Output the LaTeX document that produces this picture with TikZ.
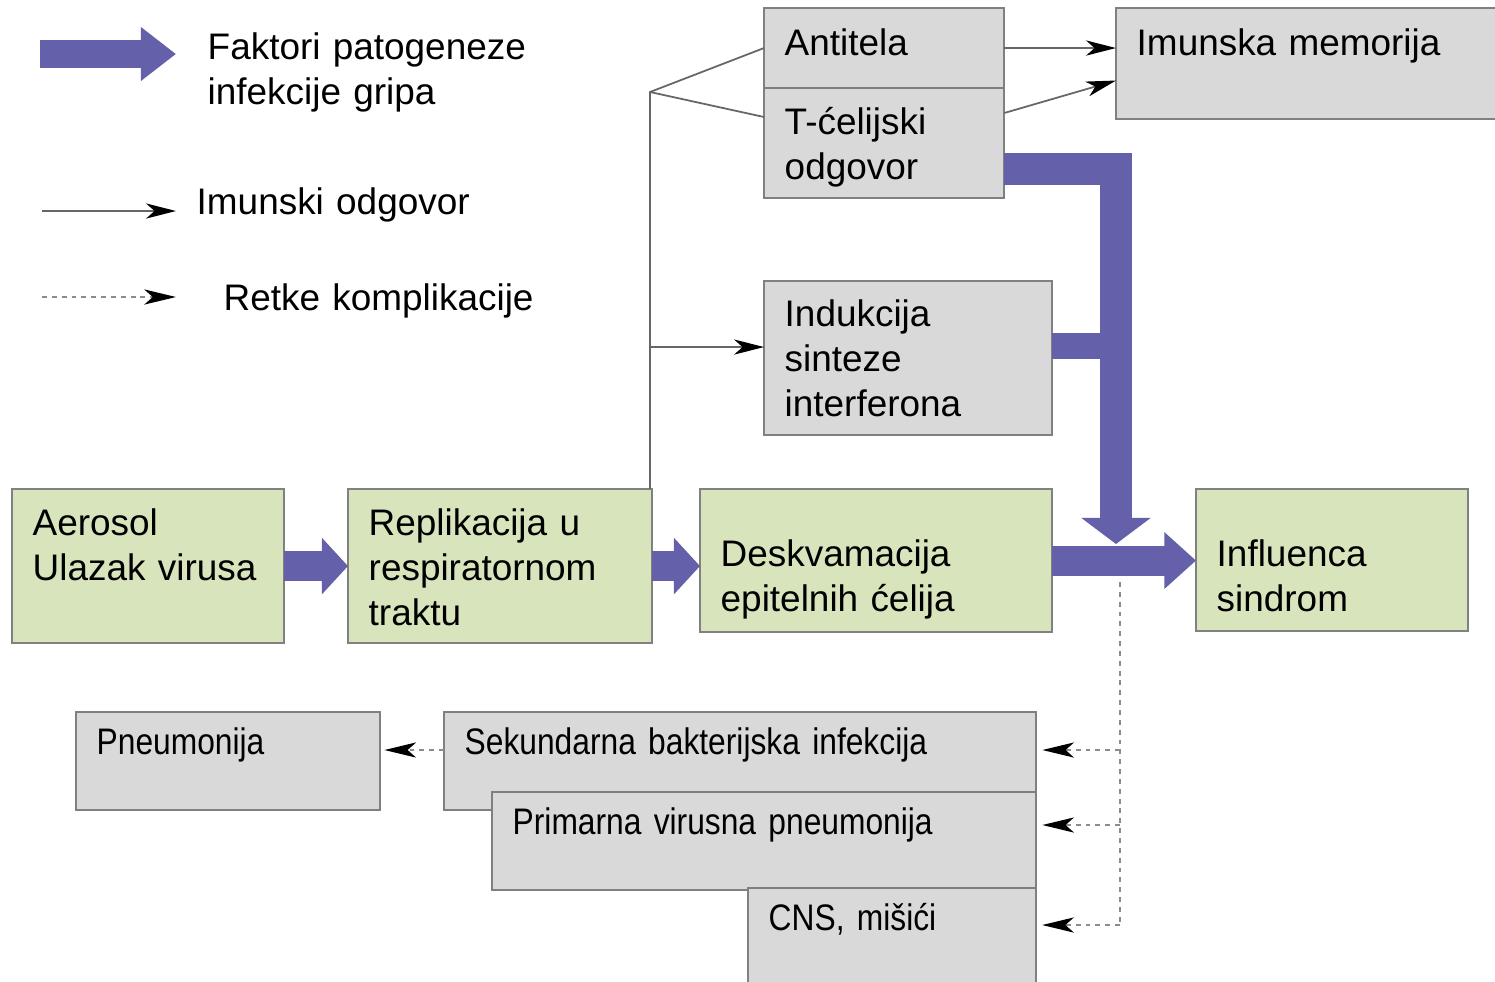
\documentclass[tikz,border=0pt]{standalone}
\usepackage{fontspec}
\setmainfont{Liberation Sans}
\newfontfamily\narrowsf[FakeStretch=0.86]{Liberation Sans}
\usepackage{tikz}
\usetikzlibrary{arrows.meta}
\usetikzlibrary{positioning}
\definecolor{boxgreen}{RGB}{216,228,188}
\definecolor{boxgray}{RGB}{217,217,217}
\definecolor{rimgray}{RGB}{128,128,128}
\definecolor{flow}{RGB}{100,96,170}
\tikzstyle{gbox}=[draw=rimgray, fill=boxgreen, line width=0.6pt, anchor=north west,
                  inner sep=0, outer sep=0]
\tikzstyle{sbox}=[gbox, fill=boxgray]
\tikzstyle{txt}=[anchor=base west, inner sep=0, align=left, text width=6cm,
                 font=\fontsize{10.5}{12.8}\selectfont]
\tikzstyle{ntxt}=[txt, font=\narrowsf\fontsize{10.5}{12.8}\selectfont]
\tikzstyle{fat}=[draw=flow, line width=8.5pt,
                 -{Triangle[length=7.4pt,width=15.6pt,color=flow]}]
\tikzstyle{imm}=[draw=black!60, line width=0.5pt,
                 -{Stealth[length=8.5pt,width=4.3pt,inset=2.4pt,color=black]}]
\tikzstyle{rare}=[draw=black!45, line width=0.6pt, dash pattern=on 1.4pt off 1.4pt]
\tikzstyle{raretip}=[rare, -{Stealth[length=9pt,width=4.3pt,inset=2.4pt,color=black]}]

\begin{document}
\begin{tikzpicture}[x=0.01cm, y=-0.01cm]
    \useasboundingbox (0,0) rectangle (1495,981);
    % legend
    \coordinate (lg1a) at (40,54);
    \coordinate (lg1b) at (176,54);
    \coordinate (lg2a) at (42,211);
    \coordinate (lg2b) at (176,211);
    \coordinate (lg3a) at (42,297);
    \coordinate (lg3b) at (176,297);
    \draw[fat, line width=8pt, -{Triangle[length=10pt,width=14.7pt,color=flow]}] (lg1a) -- (lg1b);
    \draw[imm] (lg2a) -- (lg2b);
    \draw[raretip] (lg3a) -- (lg3b);
    \node[txt] (lgt1) at (207,59) {Faktori patogeneze\\infekcije gripa};
    \node[txt] (lgt2) at (196,214) {Imunski odgovor};
    \node[txt] (lgt3) at (223,310) {Retke komplikacije};

    % main chain
    \node[gbox, minimum width=2.72cm, minimum height=1.54cm] (aer) at (12,489) {};
    \node[txt] (aer-t) at ([shift={(20,46)}]aer.north west) {Aerosol\\Ulazak virusa};
    \node[gbox, minimum width=3.04cm, minimum height=1.54cm] (rep) at (348,489) {};
    \node[txt] (rep-t) at ([shift={(20,46)}]rep.north west) {Replikacija u\\respiratornom\\traktu};
    \node[gbox, minimum width=3.52cm, minimum height=1.43cm] (desk) at (700,489) {};
    \node[txt] (desk-t) at ([shift={(20,77)}]desk.north west) {Deskvamacija\\epitelnih ćelija};
    \node[gbox, minimum width=2.72cm, minimum height=1.42cm] (infl) at (1196,489) {};
    \node[txt] (infl-t) at ([shift={(20,77)}]infl.north west) {Influenca\\sindrom};

    % immune response
    \node[sbox, minimum width=2.40cm, minimum height=0.80cm] (anti) at (764,8) {};
    \node[txt] (anti-t) at ([shift={(20,47)}]anti.north west) {Antitela};
    \node[sbox, minimum width=2.40cm, minimum height=1.10cm] (tcel) at (764,88) {};
    \node[txt] (tcel-t) at ([shift={(20,46)}]tcel.north west) {T-ćelijski\\odgovor};
    \node[sbox, minimum width=2.88cm, minimum height=1.54cm] (ind) at (764,281) {};
    \node[txt] (ind-t) at ([shift={(20,45)}]ind.north west) {Indukcija\\sinteze\\interferona};
    \node[sbox, minimum width=3.90cm, minimum height=1.11cm] (mem) at (1116,8) {};
    \node[txt] (mem-t) at ([shift={(20,47)}]mem.north west) {Imunska memorija};

    % complications
    \node[sbox, minimum width=3.04cm, minimum height=0.98cm] (pne) at (76,712) {};
    \node[ntxt] (pne-t) at ([shift={(20,42)}]pne.north west) {Pneumonija};
    \node[sbox, minimum width=5.92cm, minimum height=0.98cm] (sek) at (444,712) {};
    \node[ntxt] (sek-t) at ([shift={(20,42)}]sek.north west) {Sekundarna bakterijska infekcija};
    \node[sbox, minimum width=5.44cm, minimum height=0.98cm] (prim) at (492,792) {};
    \node[ntxt] (prim-t) at ([shift={(20,42)}]prim.north west) {Primarna virusna pneumonija};
    \node[sbox, minimum width=2.88cm, minimum height=1.20cm] (cns) at (748,888) {};
    \node[ntxt] (cns-t) at ([shift={(20,42)}]cns.north west) {CNS, mišići};

    % pathogenesis flow
    \draw[fat] (aer.east) -- (aer.east -| rep.west);
    \draw[fat] (rep.east) -- (rep.east -| desk.west);
    \draw[fat, -{Triangle[length=9pt,width=15.6pt,color=flow]}] (desk.east) -- (desk.east -| infl.west);
    \coordinate (drop) at (1116,544);
    \draw[fat, line width=9pt, -{Triangle[length=7.4pt,width=19.3pt,color=flow]}]
      ([shift={(0,26)}]tcel.east) -| (drop);
    \path ([shift={(0,-12)}]ind.east) coordinate (indout);
    \draw[draw=flow, line width=7.6pt] (indout) -- (indout -| drop);

    % immune lines
    \coordinate (split) at (650,92);
    \draw[draw=black!60, line width=0.5pt] (split |- rep.north) -- (split) -- (anti.west);
    \draw[draw=black!60, line width=0.5pt] (split) -- ([shift={(0,29)}]tcel.north west);
    \path ([shift={(0,-11)}]ind.west) coordinate (indin);
    \draw[imm] (split |- indin) -- (indin);
    \draw[imm] (anti.east) -- (anti.east -| mem.west);
    \draw[imm] ([shift={(0,-30)}]tcel.east) -- ([shift={(0,17)}]mem.west);

    % rare complications
    \coordinate (dtop) at (1120,582);
    \coordinate (d1) at (1120,750);
    \coordinate (d2) at (1120,825);
    \coordinate (d3) at (1120,925);
    \draw[rare] (dtop) -- (d3);
    \draw[raretip, shorten >=1.7pt] (d1) -- (d1 -| sek.east);
    \draw[raretip, shorten >=1.7pt] (d2) -- (d2 -| prim.east);
    \draw[raretip, shorten >=1.7pt] (d3) -- (d3 -| cns.east);
    \draw[raretip, shorten >=1.2pt] (d1 -| sek.west) -- (d1 -| pne.east);
  \end{tikzpicture}
\end{document}
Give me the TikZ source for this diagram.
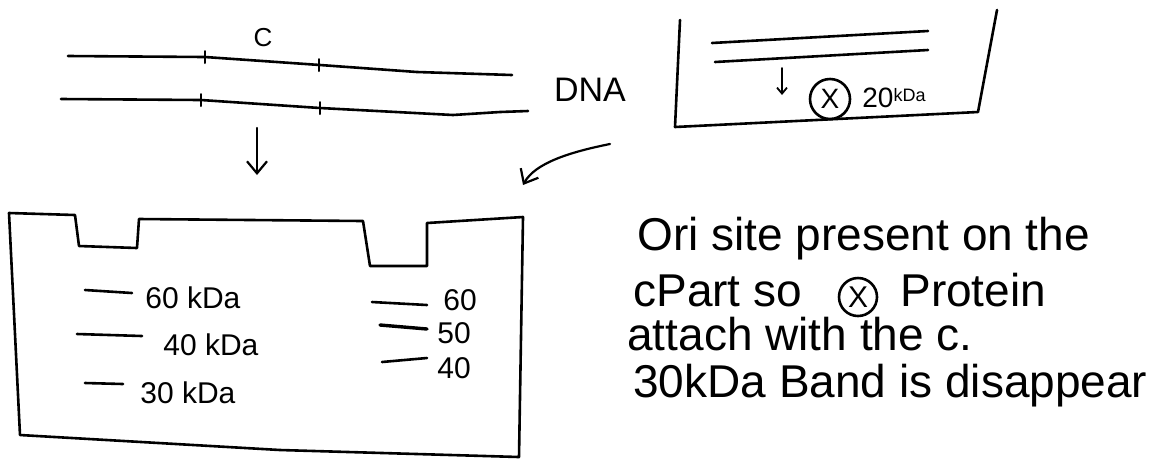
--------
● **What you need to do**
With the pictures omitted, reproduce the records in full and exactly.

● **Exercise output**
Output the LaTeX document that produces this picture with TikZ.
\documentclass[tikz,border=0pt]{standalone}
\usepackage{fontspec}
\setmainfont{Liberation Sans}
\newfontfamily\narrowsf[FakeStretch=0.86]{Liberation Sans}
\usepackage{tikz}
\usetikzlibrary{arrows.meta}
\usetikzlibrary{positioning}
\definecolor{boxgreen}{RGB}{216,228,188}
\definecolor{boxgray}{RGB}{217,217,217}
\definecolor{rimgray}{RGB}{128,128,128}
\definecolor{flow}{RGB}{100,96,170}
\tikzstyle{gbox}=[draw=rimgray, fill=boxgreen, line width=0.6pt, anchor=north west,
                  inner sep=0, outer sep=0]
\tikzstyle{sbox}=[gbox, fill=boxgray]
\tikzstyle{txt}=[anchor=base west, inner sep=0, align=left, text width=6cm,
                 font=\fontsize{10.5}{12.8}\selectfont]
\tikzstyle{ntxt}=[txt, font=\narrowsf\fontsize{10.5}{12.8}\selectfont]
\tikzstyle{fat}=[draw=flow, line width=8.5pt,
                 -{Triangle[length=7.4pt,width=15.6pt,color=flow]}]
\tikzstyle{imm}=[draw=black!60, line width=0.5pt,
                 -{Stealth[length=8.5pt,width=4.3pt,inset=2.4pt,color=black]}]
\tikzstyle{rare}=[draw=black!45, line width=0.6pt, dash pattern=on 1.4pt off 1.4pt]
\tikzstyle{raretip}=[rare, -{Stealth[length=9pt,width=4.3pt,inset=2.4pt,color=black]}]

\begin{document}
\begin{tikzpicture}[x=0.01cm, y=-0.01cm]
    \useasboundingbox (0,0) rectangle (1495,981);
    % legend
    \coordinate (lg1a) at (40,54);
    \coordinate (lg1b) at (176,54);
    \coordinate (lg2a) at (42,211);
    \coordinate (lg2b) at (176,211);
    \coordinate (lg3a) at (42,297);
    \coordinate (lg3b) at (176,297);
    \draw[fat, line width=8pt, -{Triangle[length=10pt,width=14.7pt,color=flow]}] (lg1a) -- (lg1b);
    \draw[imm] (lg2a) -- (lg2b);
    \draw[raretip] (lg3a) -- (lg3b);
    \node[txt] (lgt1) at (207,59) {Faktori patogeneze\\infekcije gripa};
    \node[txt] (lgt2) at (196,214) {Imunski odgovor};
    \node[txt] (lgt3) at (223,310) {Retke komplikacije};

    % main chain
    \node[gbox, minimum width=2.72cm, minimum height=1.54cm] (aer) at (12,489) {};
    \node[txt] (aer-t) at ([shift={(20,46)}]aer.north west) {Aerosol\\Ulazak virusa};
    \node[gbox, minimum width=3.04cm, minimum height=1.54cm] (rep) at (348,489) {};
    \node[txt] (rep-t) at ([shift={(20,46)}]rep.north west) {Replikacija u\\respiratornom\\traktu};
    \node[gbox, minimum width=3.52cm, minimum height=1.43cm] (desk) at (700,489) {};
    \node[txt] (desk-t) at ([shift={(20,77)}]desk.north west) {Deskvamacija\\epitelnih ćelija};
    \node[gbox, minimum width=2.72cm, minimum height=1.42cm] (infl) at (1196,489) {};
    \node[txt] (infl-t) at ([shift={(20,77)}]infl.north west) {Influenca\\sindrom};

    % immune response
    \node[sbox, minimum width=2.40cm, minimum height=0.80cm] (anti) at (764,8) {};
    \node[txt] (anti-t) at ([shift={(20,47)}]anti.north west) {Antitela};
    \node[sbox, minimum width=2.40cm, minimum height=1.10cm] (tcel) at (764,88) {};
    \node[txt] (tcel-t) at ([shift={(20,46)}]tcel.north west) {T-ćelijski\\odgovor};
    \node[sbox, minimum width=2.88cm, minimum height=1.54cm] (ind) at (764,281) {};
    \node[txt] (ind-t) at ([shift={(20,45)}]ind.north west) {Indukcija\\sinteze\\interferona};
    \node[sbox, minimum width=3.90cm, minimum height=1.11cm] (mem) at (1116,8) {};
    \node[txt] (mem-t) at ([shift={(20,47)}]mem.north west) {Imunska memorija};

    % complications
    \node[sbox, minimum width=3.04cm, minimum height=0.98cm] (pne) at (76,712) {};
    \node[ntxt] (pne-t) at ([shift={(20,42)}]pne.north west) {Pneumonija};
    \node[sbox, minimum width=5.92cm, minimum height=0.98cm] (sek) at (444,712) {};
    \node[ntxt] (sek-t) at ([shift={(20,42)}]sek.north west) {Sekundarna bakterijska infekcija};
    \node[sbox, minimum width=5.44cm, minimum height=0.98cm] (prim) at (492,792) {};
    \node[ntxt] (prim-t) at ([shift={(20,42)}]prim.north west) {Primarna virusna pneumonija};
    \node[sbox, minimum width=2.88cm, minimum height=1.20cm] (cns) at (748,888) {};
    \node[ntxt] (cns-t) at ([shift={(20,42)}]cns.north west) {CNS, mišići};

    % pathogenesis flow
    \draw[fat] (aer.east) -- (aer.east -| rep.west);
    \draw[fat] (rep.east) -- (rep.east -| desk.west);
    \draw[fat, -{Triangle[length=9pt,width=15.6pt,color=flow]}] (desk.east) -- (desk.east -| infl.west);
    \coordinate (drop) at (1116,544);
    \draw[fat, line width=9pt, -{Triangle[length=7.4pt,width=19.3pt,color=flow]}]
      ([shift={(0,26)}]tcel.east) -| (drop);
    \path ([shift={(0,-12)}]ind.east) coordinate (indout);
    \draw[draw=flow, line width=7.6pt] (indout) -- (indout -| drop);

    % immune lines
    \coordinate (split) at (650,92);
    \draw[draw=black!60, line width=0.5pt] (split |- rep.north) -- (split) -- (anti.west);
    \draw[draw=black!60, line width=0.5pt] (split) -- ([shift={(0,29)}]tcel.north west);
    \path ([shift={(0,-11)}]ind.west) coordinate (indin);
    \draw[imm] (split |- indin) -- (indin);
    \draw[imm] (anti.east) -- (anti.east -| mem.west);
    \draw[imm] ([shift={(0,-30)}]tcel.east) -- ([shift={(0,17)}]mem.west);

    % rare complications
    \coordinate (dtop) at (1120,582);
    \coordinate (d1) at (1120,750);
    \coordinate (d2) at (1120,825);
    \coordinate (d3) at (1120,925);
    \draw[rare] (dtop) -- (d3);
    \draw[raretip, shorten >=1.7pt] (d1) -- (d1 -| sek.east);
    \draw[raretip, shorten >=1.7pt] (d2) -- (d2 -| prim.east);
    \draw[raretip, shorten >=1.7pt] (d3) -- (d3 -| cns.east);
    \draw[raretip, shorten >=1.2pt] (d1 -| sek.west) -- (d1 -| pne.east);
  \end{tikzpicture}
\end{document}
Give me the TikZ source for this diagram.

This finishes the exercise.